For that reason, I will applaud Professor Medcalf and his fresh initiative—of nation-wide community consultations on security. It is vital work.

But your initiative doesn’t let the Deputy Prime Minister off the hook.

It is his job to lead the national conversation on defending our shores.

Nothing is more vital to securing our future than AUKUS, but a failure of this government’s advocacy will put it at risk.

There is a recruitment and retention crisis in the Australian Defence Force.

We are not recruiting enough people and people are leaving for other career paths.

This comes at a time when we should be growing towards our 2040 target of an additional 18,500 more service men and women.

This failure of advocacy has ominous consequences.

Weakness is provocative, the historical record reflects this.

We don’t want a future Prime Minister ever repeating John Curtin’s words of 1942, where he said: “We, the allied nations, were unready…We have all made mistakes. We have all been too slow. We have all shown weakness, all the allied nations…Now our eyes are open.”

Right now, the Albanese Government is weak at articulating the threats we face.

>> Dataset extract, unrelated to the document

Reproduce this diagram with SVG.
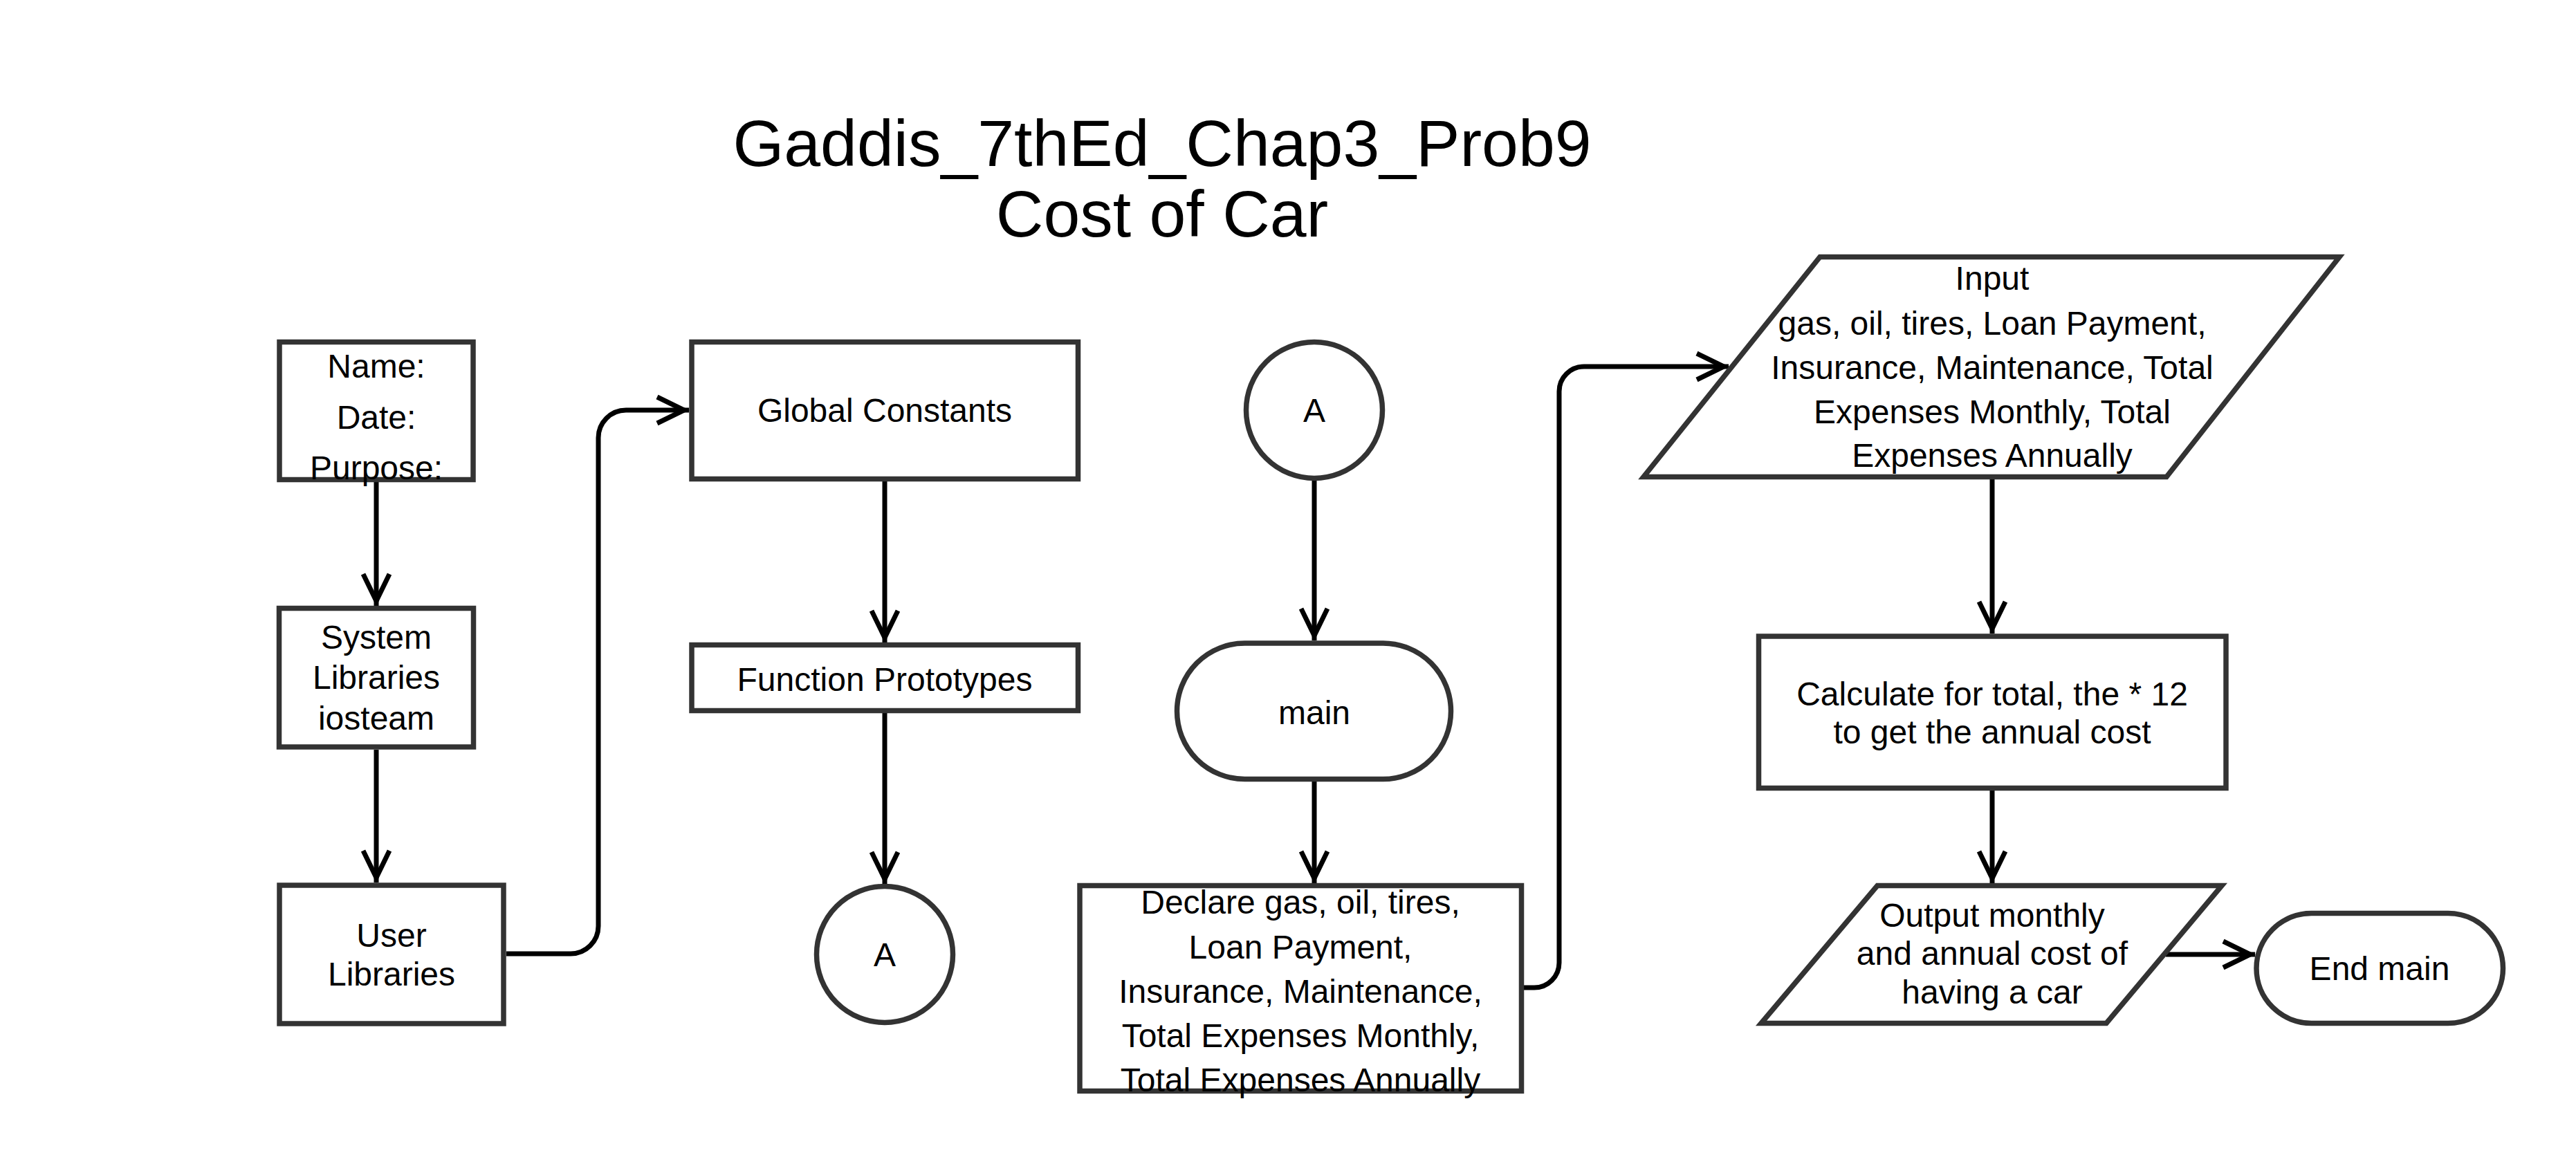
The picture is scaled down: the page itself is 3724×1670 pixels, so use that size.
<svg xmlns="http://www.w3.org/2000/svg" width="3724" height="1670" viewBox="0 0 3724 1670">
<defs>
<style>
.box{fill:#fff;stroke:#333;stroke-width:7.5}
.t{font-family:"Liberation Sans",Arial,Helvetica,sans-serif;font-size:48px;fill:#000;text-anchor:middle}
.title{font-family:"Liberation Sans",Arial,Helvetica,sans-serif;font-size:95px;fill:#000;text-anchor:middle}
.c{fill:none;stroke:#000;stroke-width:7;marker-end:url(#arr)}
</style>
<marker id="arr" markerUnits="userSpaceOnUse" viewBox="-50 -25 55 50" markerWidth="55" markerHeight="50" refX="0" refY="0" orient="auto" overflow="visible">
<path d="M-46,-19 L-7,0 L-46,19" fill="none" stroke="#000" stroke-width="7" stroke-linejoin="miter"/>
</marker>
</defs>
<rect width="3724" height="1670" fill="#fff"/>
<g id="title">
<text class="title" x="1680" y="240">Gaddis_7thEd_Chap3_Prob9</text>
<text class="title" x="1680" y="342">Cost of Car</text>
</g>
<g id="connectors">
<path class="c" d="M544,697 V876"/>
<path class="c" d="M544,1084 V1276"/>
<path class="c" d="M732,1379 H825 A40,40 0 0 0 865,1339 V633 A40,40 0 0 1 905,593 H996"/>
<path class="c" d="M1279,696 V929"/>
<path class="c" d="M1279,1031 V1278"/>
<path class="c" d="M1900,695 V926"/>
<path class="c" d="M1900,1130 V1277"/>
<path class="c" d="M2203,1428 H2218 A36,36 0 0 0 2254,1392 V566 A36,36 0 0 1 2290,530 H2499"/>
<path class="c" d="M2880,693 V916"/>
<path class="c" d="M2880,1143 V1277"/>
<path class="c" d="M3131,1380 H3260"/>
</g>
<g id="name">
<rect class="box" x="404" y="494.5" width="280" height="199"/>
<text class="t" x="544" y="546">Name:</text>
<text class="t" x="544" y="620">Date:</text>
<text class="t" x="544" y="693">Purpose:</text>
</g>
<g id="system">
<rect class="box" x="403.5" y="879.5" width="281" height="200.5"/>
<text class="t" x="544" y="938">System</text>
<text class="t" x="544" y="996">Libraries</text>
<text class="t" x="544" y="1055">iosteam</text>
</g>
<g id="user">
<rect class="box" x="404" y="1280" width="324" height="200"/>
<text class="t" x="566" y="1369">User</text>
<text class="t" x="566" y="1425">Libraries</text>
</g>
<g id="global">
<rect class="box" x="1000" y="494.5" width="558.5" height="198"/>
<text class="t" x="1279" y="610">Global Constants</text>
</g>
<g id="function">
<rect class="box" x="1000" y="932.5" width="558.5" height="95"/>
<text class="t" x="1279" y="999">Function Prototypes</text>
</g>
<g id="a1">
<circle class="box" cx="1279" cy="1380" r="98.5"/>
<text class="t" x="1279" y="1397">A</text>
</g>
<g id="a2">
<circle class="box" cx="1900" cy="593" r="98.5"/>
<text class="t" x="1900" y="610">A</text>
</g>
<g id="main">
<rect class="box" x="1701.5" y="930" width="396" height="196.5" rx="98" ry="98"/>
<text class="t" x="1900" y="1047">main</text>
</g>
<g id="declare">
<rect class="box" x="1561" y="1280.5" width="638.5" height="297"/>
<text class="t" x="1880" y="1321">Declare gas, oil, tires,</text>
<text class="t" x="1880" y="1386">Loan Payment,</text>
<text class="t" x="1880" y="1450">Insurance, Maintenance,</text>
<text class="t" x="1880" y="1514">Total Expenses Monthly,</text>
<text class="t" x="1880" y="1578">Total Expenses Annually</text>
</g>
<g id="input">
<polygon class="box" points="2631,371.5 3382,371.5 3132,689.5 2376,689.5"/>
<text class="t" x="2880" y="419">Input</text>
<text class="t" x="2880" y="484">gas, oil, tires, Loan Payment,</text>
<text class="t" x="2880" y="548">Insurance, Maintenance, Total</text>
<text class="t" x="2880" y="612">Expenses Monthly, Total</text>
<text class="t" x="2880" y="675">Expenses Annually</text>
</g>
<g id="calculate">
<rect class="box" x="2542.5" y="920" width="675.5" height="219.5"/>
<text class="t" x="2880" y="1020">Calculate for total, the * 12</text>
<text class="t" x="2880" y="1075">to get the annual cost</text>
</g>
<g id="output">
<polygon class="box" points="2714,1280.5 3212,1280.5 3045,1479.5 2546,1479.5"/>
<text class="t" x="2880" y="1340">Output monthly</text>
<text class="t" x="2880" y="1395">and annual cost of</text>
<text class="t" x="2880" y="1451">having a car</text>
</g>
<g id="end">
<rect class="box" x="3262" y="1320.5" width="356.5" height="159" rx="79.5" ry="79.5"/>
<text class="t" x="3440" y="1417">End main</text>
</g>
</svg>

Weak at communicating our strategy to defeat those threats. Weak at advocating for resources and capability that we need in the years ahead.

Now is not the time for vague language. Vague language means vague goals.

How can we defeat our national threats, if no one is clear about what the threat is?

We must shake ourselves from this apathy.

As we provide national security leadership, we must speak plainly about the threats.

We must avoid “pure wind.”

We must speak more honestly with the Australian people, so Defence has the social licence it needs to build its capability.

I urge you to dig deep into literature and history to find the new language we need.

I’ve found it in the feminist translation of Beowulf.

When Beowulf speaks to assure the leaders of countries in the region, he doesn’t use vagaries.

He says, with clarity: “I knew my plan when I set off for this coast. Before I put my band in that boat, already I was bent on victory. I mean to give you a show, to make you sleep safe, or be slain myself.”